### Task prompt
Beginning with the first line, set down every line through the one containing "import pandas as pd", exactly as it appears, but not the pictures.

### Information shown

** start **

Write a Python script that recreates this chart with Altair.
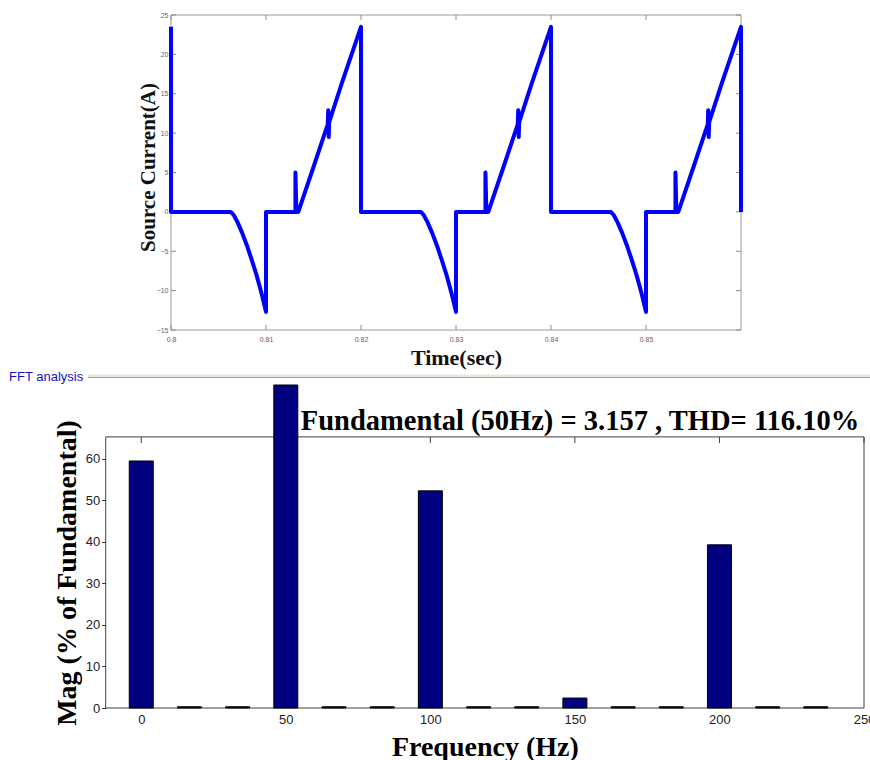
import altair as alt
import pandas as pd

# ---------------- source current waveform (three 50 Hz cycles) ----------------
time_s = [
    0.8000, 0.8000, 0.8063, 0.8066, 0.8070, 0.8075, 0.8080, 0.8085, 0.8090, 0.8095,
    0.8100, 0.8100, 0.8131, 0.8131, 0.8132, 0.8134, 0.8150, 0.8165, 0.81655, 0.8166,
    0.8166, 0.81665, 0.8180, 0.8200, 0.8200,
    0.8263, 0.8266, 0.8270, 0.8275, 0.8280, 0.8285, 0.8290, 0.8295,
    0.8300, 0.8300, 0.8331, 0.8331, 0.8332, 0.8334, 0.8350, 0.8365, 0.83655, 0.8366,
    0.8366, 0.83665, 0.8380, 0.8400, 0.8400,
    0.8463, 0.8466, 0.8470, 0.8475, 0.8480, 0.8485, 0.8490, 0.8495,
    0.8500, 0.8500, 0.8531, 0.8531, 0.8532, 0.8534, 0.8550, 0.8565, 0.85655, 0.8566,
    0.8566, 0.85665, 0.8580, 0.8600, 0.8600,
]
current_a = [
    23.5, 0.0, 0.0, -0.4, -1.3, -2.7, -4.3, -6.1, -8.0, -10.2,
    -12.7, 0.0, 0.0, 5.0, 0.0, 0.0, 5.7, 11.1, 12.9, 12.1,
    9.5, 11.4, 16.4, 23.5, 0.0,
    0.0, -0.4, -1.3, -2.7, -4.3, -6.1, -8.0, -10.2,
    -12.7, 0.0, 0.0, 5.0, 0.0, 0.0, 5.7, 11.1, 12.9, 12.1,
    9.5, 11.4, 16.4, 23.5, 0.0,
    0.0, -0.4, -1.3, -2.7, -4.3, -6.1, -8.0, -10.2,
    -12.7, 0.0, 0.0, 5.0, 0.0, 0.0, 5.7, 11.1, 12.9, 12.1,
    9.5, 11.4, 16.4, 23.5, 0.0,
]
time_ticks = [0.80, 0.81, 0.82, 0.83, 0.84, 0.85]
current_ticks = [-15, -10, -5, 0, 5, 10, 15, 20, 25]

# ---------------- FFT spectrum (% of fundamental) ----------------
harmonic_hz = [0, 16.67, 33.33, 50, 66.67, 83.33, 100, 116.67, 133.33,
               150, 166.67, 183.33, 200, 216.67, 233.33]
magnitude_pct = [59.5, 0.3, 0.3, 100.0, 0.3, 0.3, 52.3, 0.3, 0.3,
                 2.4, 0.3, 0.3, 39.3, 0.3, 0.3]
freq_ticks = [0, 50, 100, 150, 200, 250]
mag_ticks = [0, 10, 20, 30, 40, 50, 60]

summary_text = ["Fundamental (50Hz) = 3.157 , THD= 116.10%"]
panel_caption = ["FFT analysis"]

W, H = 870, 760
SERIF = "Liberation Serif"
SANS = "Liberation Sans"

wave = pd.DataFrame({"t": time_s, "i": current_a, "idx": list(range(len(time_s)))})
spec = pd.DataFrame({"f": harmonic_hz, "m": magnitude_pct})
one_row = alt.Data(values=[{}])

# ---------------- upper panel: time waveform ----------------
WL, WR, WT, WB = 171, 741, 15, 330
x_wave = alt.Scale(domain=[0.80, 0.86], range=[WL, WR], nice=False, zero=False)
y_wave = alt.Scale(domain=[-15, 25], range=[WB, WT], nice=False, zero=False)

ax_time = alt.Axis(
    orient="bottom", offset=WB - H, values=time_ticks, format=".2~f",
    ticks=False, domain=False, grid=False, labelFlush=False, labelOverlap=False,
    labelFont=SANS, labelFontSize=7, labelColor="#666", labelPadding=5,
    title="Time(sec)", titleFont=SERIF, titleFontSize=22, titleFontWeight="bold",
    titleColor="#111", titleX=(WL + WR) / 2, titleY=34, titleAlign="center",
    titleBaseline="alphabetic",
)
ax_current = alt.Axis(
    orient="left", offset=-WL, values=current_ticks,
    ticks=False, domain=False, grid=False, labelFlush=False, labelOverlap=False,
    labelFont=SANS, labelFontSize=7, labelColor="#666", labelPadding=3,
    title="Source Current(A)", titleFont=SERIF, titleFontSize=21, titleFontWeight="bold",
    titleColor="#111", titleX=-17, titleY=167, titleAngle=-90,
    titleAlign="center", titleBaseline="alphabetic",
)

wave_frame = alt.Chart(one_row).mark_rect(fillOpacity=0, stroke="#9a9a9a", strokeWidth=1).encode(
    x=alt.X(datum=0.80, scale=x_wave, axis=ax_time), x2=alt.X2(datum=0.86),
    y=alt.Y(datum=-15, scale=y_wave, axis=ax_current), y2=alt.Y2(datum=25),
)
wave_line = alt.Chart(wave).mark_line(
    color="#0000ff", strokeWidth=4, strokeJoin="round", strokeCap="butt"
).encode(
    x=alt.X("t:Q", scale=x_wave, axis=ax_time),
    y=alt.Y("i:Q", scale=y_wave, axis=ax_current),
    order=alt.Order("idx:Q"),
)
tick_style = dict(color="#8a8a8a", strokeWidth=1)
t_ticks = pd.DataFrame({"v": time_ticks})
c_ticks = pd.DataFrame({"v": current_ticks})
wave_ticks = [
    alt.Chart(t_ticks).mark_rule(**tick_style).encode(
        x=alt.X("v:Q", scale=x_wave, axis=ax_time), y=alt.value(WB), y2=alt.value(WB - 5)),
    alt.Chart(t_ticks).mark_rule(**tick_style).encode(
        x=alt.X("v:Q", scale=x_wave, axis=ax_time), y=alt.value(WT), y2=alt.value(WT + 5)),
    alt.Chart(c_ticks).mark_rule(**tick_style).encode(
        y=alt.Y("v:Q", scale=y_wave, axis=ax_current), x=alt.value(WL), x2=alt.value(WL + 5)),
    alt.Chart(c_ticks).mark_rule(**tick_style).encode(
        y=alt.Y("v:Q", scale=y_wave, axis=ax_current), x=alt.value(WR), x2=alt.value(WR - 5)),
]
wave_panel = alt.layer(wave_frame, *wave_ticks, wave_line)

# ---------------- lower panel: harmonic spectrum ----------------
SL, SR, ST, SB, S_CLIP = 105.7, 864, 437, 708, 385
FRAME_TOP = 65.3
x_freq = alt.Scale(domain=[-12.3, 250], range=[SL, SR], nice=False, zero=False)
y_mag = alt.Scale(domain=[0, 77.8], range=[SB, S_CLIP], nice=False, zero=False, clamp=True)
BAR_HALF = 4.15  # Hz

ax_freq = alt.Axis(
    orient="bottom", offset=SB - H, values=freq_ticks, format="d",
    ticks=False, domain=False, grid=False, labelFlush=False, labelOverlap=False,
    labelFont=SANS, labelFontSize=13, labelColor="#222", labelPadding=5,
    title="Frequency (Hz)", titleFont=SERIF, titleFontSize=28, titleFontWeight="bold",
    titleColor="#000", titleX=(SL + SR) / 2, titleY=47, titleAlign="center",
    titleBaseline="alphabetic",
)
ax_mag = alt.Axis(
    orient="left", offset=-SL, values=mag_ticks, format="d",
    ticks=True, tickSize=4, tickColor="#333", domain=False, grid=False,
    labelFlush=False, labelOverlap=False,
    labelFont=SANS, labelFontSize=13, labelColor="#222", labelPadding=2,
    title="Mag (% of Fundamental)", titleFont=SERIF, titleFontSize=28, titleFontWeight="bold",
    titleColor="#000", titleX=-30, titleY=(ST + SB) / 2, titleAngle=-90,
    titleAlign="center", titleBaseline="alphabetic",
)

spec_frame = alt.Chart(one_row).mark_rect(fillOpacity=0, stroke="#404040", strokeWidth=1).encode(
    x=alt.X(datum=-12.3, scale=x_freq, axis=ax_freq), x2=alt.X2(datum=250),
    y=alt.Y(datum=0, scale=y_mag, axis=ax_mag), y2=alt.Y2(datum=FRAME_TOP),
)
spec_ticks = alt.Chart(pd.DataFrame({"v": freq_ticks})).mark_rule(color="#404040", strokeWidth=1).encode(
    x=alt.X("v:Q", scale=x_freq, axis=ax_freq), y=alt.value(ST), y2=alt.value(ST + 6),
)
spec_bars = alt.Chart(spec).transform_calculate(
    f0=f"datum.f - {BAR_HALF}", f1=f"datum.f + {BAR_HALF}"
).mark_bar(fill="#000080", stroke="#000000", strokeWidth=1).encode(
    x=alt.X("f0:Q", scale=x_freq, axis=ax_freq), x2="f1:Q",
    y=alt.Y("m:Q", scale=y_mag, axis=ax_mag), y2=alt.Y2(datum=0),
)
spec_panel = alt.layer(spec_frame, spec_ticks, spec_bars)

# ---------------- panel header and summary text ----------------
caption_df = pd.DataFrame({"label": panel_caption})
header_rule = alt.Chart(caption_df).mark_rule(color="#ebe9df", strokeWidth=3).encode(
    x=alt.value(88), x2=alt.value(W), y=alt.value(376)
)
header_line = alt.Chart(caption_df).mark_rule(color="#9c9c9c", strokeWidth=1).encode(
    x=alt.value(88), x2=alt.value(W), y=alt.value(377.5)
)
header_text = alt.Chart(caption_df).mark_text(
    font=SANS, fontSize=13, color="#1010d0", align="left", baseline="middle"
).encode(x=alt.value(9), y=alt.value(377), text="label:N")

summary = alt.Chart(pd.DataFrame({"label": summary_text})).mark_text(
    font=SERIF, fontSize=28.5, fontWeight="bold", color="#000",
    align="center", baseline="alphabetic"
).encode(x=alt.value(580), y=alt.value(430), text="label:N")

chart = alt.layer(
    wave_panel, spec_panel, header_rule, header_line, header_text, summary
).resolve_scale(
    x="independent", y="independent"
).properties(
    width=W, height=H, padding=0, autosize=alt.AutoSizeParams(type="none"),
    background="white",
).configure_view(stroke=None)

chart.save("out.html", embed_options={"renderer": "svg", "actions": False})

** end **

### Full solution
Write a Python script that recreates this chart with Altair.
import altair as alt
import pandas as pd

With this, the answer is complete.